Mortgage lending rules put brakes on house prices in Dublin

New figures from the Central Statistics Office show that residential property prices in the Dublin market have decreased by 0.1% in February of this year. However, on an annual basis, they are up by 4%.

Homeownership is a growing issue across Ireland

Nationally, prices have risen by 8% in the year to February. This marked the strongest annual rise in five months.

The February growth compares to year-on-year increases of 7.6% and 6.6% posted in January and December respectively.

The price of residential properties in the rest of the country rose by 0.1% in February from January.

Prices were 11.5% higher than February last year – the strongest rate of growth since May 2007.

A  CSO figures are based on mortgage draw-downs only, and do not take into account cash transactions.

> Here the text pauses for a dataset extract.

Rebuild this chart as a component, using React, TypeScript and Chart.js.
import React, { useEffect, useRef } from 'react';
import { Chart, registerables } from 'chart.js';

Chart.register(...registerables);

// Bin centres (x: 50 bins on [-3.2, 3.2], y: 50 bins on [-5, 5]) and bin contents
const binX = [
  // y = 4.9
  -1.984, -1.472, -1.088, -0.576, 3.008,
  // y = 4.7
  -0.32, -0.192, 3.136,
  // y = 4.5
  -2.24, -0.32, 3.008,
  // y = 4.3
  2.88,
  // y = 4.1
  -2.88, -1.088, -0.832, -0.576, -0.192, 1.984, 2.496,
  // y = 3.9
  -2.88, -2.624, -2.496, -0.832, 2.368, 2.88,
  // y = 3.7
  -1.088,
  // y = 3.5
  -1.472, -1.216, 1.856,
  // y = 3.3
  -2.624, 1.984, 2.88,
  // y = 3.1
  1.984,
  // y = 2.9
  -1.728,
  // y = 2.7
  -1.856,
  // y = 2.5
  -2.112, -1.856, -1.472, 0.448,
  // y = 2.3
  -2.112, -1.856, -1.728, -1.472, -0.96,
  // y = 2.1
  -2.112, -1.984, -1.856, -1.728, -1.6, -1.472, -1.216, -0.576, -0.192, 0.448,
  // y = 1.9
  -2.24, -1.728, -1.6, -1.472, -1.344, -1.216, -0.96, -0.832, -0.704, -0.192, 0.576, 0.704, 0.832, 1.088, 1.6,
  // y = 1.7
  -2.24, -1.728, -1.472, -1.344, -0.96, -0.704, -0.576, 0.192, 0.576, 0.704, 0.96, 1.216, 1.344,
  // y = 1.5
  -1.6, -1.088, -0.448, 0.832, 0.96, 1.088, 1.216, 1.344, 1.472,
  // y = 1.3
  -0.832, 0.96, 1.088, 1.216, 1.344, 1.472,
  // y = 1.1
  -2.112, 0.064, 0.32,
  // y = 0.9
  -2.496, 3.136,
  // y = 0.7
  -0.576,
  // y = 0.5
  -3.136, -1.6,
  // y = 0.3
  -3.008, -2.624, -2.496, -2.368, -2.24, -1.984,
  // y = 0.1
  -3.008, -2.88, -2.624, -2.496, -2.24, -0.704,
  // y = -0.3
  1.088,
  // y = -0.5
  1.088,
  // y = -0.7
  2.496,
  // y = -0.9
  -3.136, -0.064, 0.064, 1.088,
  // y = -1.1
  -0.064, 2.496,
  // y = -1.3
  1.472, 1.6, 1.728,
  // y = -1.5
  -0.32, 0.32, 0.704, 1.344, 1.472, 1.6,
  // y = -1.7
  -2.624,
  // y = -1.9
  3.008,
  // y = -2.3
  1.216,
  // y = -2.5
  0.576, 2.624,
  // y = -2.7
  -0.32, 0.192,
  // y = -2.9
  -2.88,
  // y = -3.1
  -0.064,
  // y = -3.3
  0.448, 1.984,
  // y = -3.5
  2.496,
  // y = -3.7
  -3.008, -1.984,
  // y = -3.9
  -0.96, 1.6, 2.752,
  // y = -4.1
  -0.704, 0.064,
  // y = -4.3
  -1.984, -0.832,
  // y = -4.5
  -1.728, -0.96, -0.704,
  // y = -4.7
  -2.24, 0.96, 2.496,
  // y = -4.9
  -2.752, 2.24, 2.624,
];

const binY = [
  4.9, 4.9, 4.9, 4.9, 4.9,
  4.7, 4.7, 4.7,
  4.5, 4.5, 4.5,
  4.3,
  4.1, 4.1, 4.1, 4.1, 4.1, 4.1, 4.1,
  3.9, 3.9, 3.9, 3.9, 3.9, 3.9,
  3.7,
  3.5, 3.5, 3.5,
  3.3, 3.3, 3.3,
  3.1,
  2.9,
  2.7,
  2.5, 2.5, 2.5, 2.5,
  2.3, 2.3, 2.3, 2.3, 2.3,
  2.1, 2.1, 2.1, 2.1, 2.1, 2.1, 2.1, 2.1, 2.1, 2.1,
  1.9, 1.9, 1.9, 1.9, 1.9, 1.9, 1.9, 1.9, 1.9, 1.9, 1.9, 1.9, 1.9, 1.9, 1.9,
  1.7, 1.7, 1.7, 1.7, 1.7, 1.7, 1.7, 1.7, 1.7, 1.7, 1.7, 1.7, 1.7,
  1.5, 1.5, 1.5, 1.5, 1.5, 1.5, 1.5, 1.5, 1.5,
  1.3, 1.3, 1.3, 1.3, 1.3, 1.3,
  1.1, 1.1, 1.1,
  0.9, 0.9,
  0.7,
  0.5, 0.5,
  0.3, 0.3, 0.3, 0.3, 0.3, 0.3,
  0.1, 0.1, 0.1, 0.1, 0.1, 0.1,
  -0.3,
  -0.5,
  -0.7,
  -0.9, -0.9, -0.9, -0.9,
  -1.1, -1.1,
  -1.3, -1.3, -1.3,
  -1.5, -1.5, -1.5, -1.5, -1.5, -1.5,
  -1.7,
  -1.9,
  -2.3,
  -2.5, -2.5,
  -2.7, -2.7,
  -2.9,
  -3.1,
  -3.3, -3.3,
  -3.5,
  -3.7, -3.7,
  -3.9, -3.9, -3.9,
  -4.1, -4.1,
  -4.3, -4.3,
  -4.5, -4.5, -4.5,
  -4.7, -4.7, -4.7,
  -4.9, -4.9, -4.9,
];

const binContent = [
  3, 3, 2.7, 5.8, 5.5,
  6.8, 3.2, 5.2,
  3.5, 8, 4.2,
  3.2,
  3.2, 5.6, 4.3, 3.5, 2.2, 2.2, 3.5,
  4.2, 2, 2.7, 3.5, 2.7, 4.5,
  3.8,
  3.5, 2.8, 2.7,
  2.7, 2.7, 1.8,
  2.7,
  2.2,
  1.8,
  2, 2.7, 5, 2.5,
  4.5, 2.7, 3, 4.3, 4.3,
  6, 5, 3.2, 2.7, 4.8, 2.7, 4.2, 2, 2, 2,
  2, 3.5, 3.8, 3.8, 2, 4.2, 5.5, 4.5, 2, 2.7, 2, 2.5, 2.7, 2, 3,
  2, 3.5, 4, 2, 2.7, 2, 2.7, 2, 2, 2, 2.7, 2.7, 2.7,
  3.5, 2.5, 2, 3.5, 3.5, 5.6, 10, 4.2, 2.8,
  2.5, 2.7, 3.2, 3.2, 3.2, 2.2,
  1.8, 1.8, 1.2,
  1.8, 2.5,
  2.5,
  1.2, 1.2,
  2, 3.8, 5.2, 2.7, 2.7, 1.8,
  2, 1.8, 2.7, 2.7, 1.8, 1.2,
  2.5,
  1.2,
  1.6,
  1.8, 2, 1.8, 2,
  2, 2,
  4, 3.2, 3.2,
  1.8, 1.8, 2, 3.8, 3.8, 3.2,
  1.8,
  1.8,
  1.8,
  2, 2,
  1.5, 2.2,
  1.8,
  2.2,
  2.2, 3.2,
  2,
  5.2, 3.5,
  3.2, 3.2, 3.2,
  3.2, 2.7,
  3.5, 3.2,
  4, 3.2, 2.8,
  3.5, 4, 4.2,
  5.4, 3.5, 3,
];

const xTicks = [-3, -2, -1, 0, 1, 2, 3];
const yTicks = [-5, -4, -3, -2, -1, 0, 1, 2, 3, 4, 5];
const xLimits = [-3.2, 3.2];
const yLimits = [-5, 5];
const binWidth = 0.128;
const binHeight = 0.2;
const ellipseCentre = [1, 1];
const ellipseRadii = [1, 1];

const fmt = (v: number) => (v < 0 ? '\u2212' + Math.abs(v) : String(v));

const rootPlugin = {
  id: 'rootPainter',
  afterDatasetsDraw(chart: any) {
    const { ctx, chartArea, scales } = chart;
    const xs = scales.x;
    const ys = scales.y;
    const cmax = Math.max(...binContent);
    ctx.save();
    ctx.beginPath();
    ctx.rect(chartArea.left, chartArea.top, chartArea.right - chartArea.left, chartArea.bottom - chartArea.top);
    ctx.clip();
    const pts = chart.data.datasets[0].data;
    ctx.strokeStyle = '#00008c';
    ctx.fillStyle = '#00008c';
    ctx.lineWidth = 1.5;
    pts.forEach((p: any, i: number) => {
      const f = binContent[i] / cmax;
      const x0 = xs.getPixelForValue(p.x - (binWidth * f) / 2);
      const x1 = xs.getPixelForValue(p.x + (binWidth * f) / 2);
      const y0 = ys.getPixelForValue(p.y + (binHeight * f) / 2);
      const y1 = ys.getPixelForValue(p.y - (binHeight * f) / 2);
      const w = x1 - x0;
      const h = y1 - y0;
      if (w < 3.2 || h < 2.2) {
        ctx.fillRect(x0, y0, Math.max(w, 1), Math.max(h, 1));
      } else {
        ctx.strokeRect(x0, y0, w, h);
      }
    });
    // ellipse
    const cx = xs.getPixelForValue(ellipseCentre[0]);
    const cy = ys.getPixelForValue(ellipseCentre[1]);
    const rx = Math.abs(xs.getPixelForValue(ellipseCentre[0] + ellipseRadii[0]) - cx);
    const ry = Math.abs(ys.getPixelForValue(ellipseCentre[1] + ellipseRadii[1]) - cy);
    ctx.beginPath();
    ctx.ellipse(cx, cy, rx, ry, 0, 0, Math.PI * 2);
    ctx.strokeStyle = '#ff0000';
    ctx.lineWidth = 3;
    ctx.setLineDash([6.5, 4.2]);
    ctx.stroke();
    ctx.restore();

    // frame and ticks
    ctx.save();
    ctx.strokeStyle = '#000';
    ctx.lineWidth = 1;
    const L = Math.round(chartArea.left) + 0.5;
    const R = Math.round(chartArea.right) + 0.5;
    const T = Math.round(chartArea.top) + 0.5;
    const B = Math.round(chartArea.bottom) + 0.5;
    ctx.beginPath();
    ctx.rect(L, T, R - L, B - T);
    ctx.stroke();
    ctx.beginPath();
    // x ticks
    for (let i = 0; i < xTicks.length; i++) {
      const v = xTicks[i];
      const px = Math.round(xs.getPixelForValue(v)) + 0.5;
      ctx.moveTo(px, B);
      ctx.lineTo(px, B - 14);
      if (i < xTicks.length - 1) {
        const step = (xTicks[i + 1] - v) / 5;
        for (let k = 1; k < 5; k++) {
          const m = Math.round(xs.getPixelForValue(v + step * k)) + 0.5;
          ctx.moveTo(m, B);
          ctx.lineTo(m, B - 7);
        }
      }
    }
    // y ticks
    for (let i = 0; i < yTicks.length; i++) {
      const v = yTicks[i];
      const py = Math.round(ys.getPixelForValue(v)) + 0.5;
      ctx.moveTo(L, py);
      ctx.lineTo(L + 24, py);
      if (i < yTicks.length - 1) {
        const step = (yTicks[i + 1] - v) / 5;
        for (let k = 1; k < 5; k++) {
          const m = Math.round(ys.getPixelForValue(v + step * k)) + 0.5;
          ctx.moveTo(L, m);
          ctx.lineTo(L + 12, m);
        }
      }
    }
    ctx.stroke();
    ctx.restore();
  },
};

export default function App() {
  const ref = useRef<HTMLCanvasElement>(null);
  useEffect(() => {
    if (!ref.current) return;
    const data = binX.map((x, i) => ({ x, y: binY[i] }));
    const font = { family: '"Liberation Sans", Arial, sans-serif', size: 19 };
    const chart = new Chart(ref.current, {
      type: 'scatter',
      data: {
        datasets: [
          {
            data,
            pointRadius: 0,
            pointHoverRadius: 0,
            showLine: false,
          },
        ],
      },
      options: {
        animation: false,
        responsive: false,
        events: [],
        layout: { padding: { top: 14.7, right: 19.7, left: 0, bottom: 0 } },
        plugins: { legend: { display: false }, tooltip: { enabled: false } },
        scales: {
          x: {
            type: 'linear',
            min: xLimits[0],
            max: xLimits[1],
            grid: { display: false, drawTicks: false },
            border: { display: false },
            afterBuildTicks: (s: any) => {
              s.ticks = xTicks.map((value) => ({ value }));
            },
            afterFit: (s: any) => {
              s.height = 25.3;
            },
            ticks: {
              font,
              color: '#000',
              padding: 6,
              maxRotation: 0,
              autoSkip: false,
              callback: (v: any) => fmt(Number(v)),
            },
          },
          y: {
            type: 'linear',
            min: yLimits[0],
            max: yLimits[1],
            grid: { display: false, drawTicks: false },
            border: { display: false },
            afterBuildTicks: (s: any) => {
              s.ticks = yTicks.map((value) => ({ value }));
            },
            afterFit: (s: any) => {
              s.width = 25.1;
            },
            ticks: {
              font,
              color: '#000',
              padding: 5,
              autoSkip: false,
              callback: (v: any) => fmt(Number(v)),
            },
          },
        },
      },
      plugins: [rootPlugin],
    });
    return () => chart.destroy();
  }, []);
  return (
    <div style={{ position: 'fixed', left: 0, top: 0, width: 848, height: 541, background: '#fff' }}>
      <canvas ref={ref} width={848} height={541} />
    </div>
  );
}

Property prices nationwide are on average 33.8% below their 2007 peak, but restrictions on mortgage lending introduced by the Central Bank a year ago has slowed down the bounce in prices.

Across Ireland, where the cost of a property are typically far lower than those in Dublin, restrictive property deposit rules are likely to drive prices at a faster rate with values less than €220,000.

Under the current Central Bank guidelines, buyers must have a minimum 10% deposit where the value of the property is €220,000 or less and 20% in excess of the threshold.